— WHAT YOU HAVE TO DO —
In your copy, leave out the pictures; write out all the data exactly.

— GIVEN MATERIAL —
# # # # #

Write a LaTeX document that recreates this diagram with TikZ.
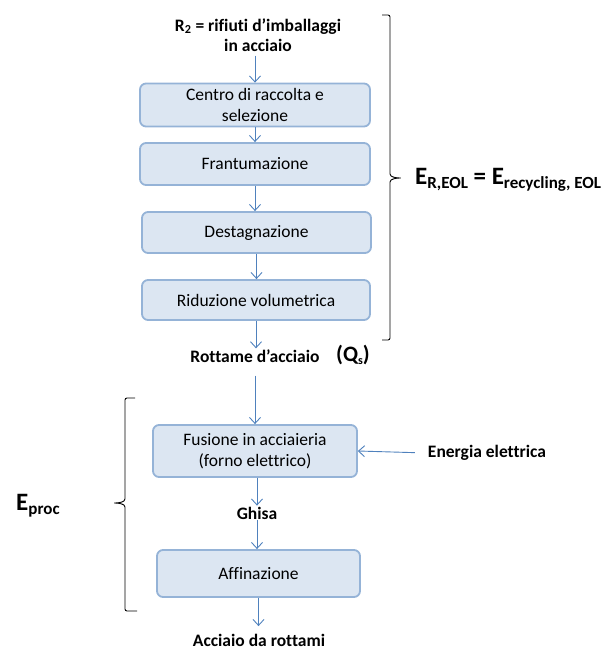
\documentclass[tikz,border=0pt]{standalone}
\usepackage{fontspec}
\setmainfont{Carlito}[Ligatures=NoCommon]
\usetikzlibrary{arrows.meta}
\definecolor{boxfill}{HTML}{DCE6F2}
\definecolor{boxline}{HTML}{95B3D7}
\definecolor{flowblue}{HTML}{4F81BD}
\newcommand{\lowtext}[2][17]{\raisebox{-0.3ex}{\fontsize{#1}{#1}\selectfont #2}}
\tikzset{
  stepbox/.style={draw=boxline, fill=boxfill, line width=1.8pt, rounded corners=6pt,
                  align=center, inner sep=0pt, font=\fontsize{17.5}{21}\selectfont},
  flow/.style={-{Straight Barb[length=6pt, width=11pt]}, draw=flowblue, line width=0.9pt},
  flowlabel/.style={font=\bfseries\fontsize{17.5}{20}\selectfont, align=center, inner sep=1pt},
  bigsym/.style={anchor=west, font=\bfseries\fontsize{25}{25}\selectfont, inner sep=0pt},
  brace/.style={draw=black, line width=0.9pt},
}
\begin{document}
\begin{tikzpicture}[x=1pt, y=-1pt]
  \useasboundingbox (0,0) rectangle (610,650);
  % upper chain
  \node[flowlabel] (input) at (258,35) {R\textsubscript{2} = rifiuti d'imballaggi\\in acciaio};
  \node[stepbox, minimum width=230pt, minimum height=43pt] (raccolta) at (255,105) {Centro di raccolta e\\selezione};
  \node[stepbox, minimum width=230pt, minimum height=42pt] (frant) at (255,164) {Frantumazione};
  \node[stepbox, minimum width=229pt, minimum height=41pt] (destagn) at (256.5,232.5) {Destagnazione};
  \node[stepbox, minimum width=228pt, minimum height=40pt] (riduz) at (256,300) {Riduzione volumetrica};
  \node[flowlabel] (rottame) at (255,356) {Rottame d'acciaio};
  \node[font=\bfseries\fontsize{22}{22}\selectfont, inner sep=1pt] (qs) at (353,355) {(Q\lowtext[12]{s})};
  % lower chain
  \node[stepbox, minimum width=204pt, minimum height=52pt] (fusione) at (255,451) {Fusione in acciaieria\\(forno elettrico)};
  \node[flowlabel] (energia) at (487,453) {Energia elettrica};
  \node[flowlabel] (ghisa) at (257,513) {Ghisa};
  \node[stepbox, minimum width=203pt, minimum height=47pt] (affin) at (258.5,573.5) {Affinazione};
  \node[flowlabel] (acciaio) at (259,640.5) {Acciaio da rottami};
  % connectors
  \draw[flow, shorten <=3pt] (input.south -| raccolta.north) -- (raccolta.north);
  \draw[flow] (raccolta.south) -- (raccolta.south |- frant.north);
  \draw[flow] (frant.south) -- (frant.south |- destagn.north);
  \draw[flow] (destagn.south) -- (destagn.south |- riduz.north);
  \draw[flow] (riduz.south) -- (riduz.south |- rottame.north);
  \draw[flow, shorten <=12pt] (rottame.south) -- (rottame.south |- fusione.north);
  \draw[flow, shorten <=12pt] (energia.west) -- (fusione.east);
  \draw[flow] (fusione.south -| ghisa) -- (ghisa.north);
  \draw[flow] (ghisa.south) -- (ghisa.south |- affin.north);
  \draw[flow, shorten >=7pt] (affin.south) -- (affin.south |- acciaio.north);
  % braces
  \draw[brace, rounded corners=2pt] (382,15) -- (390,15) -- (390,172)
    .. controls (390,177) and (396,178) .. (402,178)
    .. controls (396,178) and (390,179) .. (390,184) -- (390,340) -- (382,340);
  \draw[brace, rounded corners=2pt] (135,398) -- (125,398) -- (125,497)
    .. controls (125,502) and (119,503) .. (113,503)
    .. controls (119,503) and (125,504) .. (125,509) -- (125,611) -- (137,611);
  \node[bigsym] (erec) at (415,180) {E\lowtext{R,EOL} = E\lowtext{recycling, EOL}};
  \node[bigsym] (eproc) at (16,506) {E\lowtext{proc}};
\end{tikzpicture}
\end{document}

# # # # #

— RESULT —
Write a LaTeX document that recreates this diagram with TikZ.
\documentclass[tikz,border=0pt]{standalone}
\usepackage{fontspec}
\setmainfont{Carlito}[Ligatures=NoCommon]
\usetikzlibrary{arrows.meta}
\definecolor{boxfill}{HTML}{DCE6F2}
\definecolor{boxline}{HTML}{95B3D7}
\definecolor{flowblue}{HTML}{4F81BD}
\newcommand{\lowtext}[2][17]{\raisebox{-0.3ex}{\fontsize{#1}{#1}\selectfont #2}}
\tikzset{
  stepbox/.style={draw=boxline, fill=boxfill, line width=1.8pt, rounded corners=6pt,
                  align=center, inner sep=0pt, font=\fontsize{17.5}{21}\selectfont},
  flow/.style={-{Straight Barb[length=6pt, width=11pt]}, draw=flowblue, line width=0.9pt},
  flowlabel/.style={font=\bfseries\fontsize{17.5}{20}\selectfont, align=center, inner sep=1pt},
  bigsym/.style={anchor=west, font=\bfseries\fontsize{25}{25}\selectfont, inner sep=0pt},
  brace/.style={draw=black, line width=0.9pt},
}
\begin{document}
\begin{tikzpicture}[x=1pt, y=-1pt]
  \useasboundingbox (0,0) rectangle (610,650);
  % upper chain
  \node[flowlabel] (input) at (258,35) {R\textsubscript{2} = rifiuti d'imballaggi\\in acciaio};
  \node[stepbox, minimum width=230pt, minimum height=43pt] (raccolta) at (255,105) {Centro di raccolta e\\selezione};
  \node[stepbox, minimum width=230pt, minimum height=42pt] (frant) at (255,164) {Frantumazione};
  \node[stepbox, minimum width=229pt, minimum height=41pt] (destagn) at (256.5,232.5) {Destagnazione};
  \node[stepbox, minimum width=228pt, minimum height=40pt] (riduz) at (256,300) {Riduzione volumetrica};
  \node[flowlabel] (rottame) at (255,356) {Rottame d'acciaio};
  \node[font=\bfseries\fontsize{22}{22}\selectfont, inner sep=1pt] (qs) at (353,355) {(Q\lowtext[12]{s})};
  % lower chain
  \node[stepbox, minimum width=204pt, minimum height=52pt] (fusione) at (255,451) {Fusione in acciaieria\\(forno elettrico)};
  \node[flowlabel] (energia) at (487,453) {Energia elettrica};
  \node[flowlabel] (ghisa) at (257,513) {Ghisa};
  \node[stepbox, minimum width=203pt, minimum height=47pt] (affin) at (258.5,573.5) {Affinazione};
  \node[flowlabel] (acciaio) at (259,640.5) {Acciaio da rottami};
  % connectors
  \draw[flow, shorten <=3pt] (input.south -| raccolta.north) -- (raccolta.north);
  \draw[flow] (raccolta.south) -- (raccolta.south |- frant.north);
  \draw[flow] (frant.south) -- (frant.south |- destagn.north);
  \draw[flow] (destagn.south) -- (destagn.south |- riduz.north);
  \draw[flow] (riduz.south) -- (riduz.south |- rottame.north);
  \draw[flow, shorten <=12pt] (rottame.south) -- (rottame.south |- fusione.north);
  \draw[flow, shorten <=12pt] (energia.west) -- (fusione.east);
  \draw[flow] (fusione.south -| ghisa) -- (ghisa.north);
  \draw[flow] (ghisa.south) -- (ghisa.south |- affin.north);
  \draw[flow, shorten >=7pt] (affin.south) -- (affin.south |- acciaio.north);
  % braces
  \draw[brace, rounded corners=2pt] (382,15) -- (390,15) -- (390,172)
    .. controls (390,177) and (396,178) .. (402,178)
    .. controls (396,178) and (390,179) .. (390,184) -- (390,340) -- (382,340);
  \draw[brace, rounded corners=2pt] (135,398) -- (125,398) -- (125,497)
    .. controls (125,502) and (119,503) .. (113,503)
    .. controls (119,503) and (125,504) .. (125,509) -- (125,611) -- (137,611);
  \node[bigsym] (erec) at (415,180) {E\lowtext{R,EOL} = E\lowtext{recycling, EOL}};
  \node[bigsym] (eproc) at (16,506) {E\lowtext{proc}};
\end{tikzpicture}
\end{document}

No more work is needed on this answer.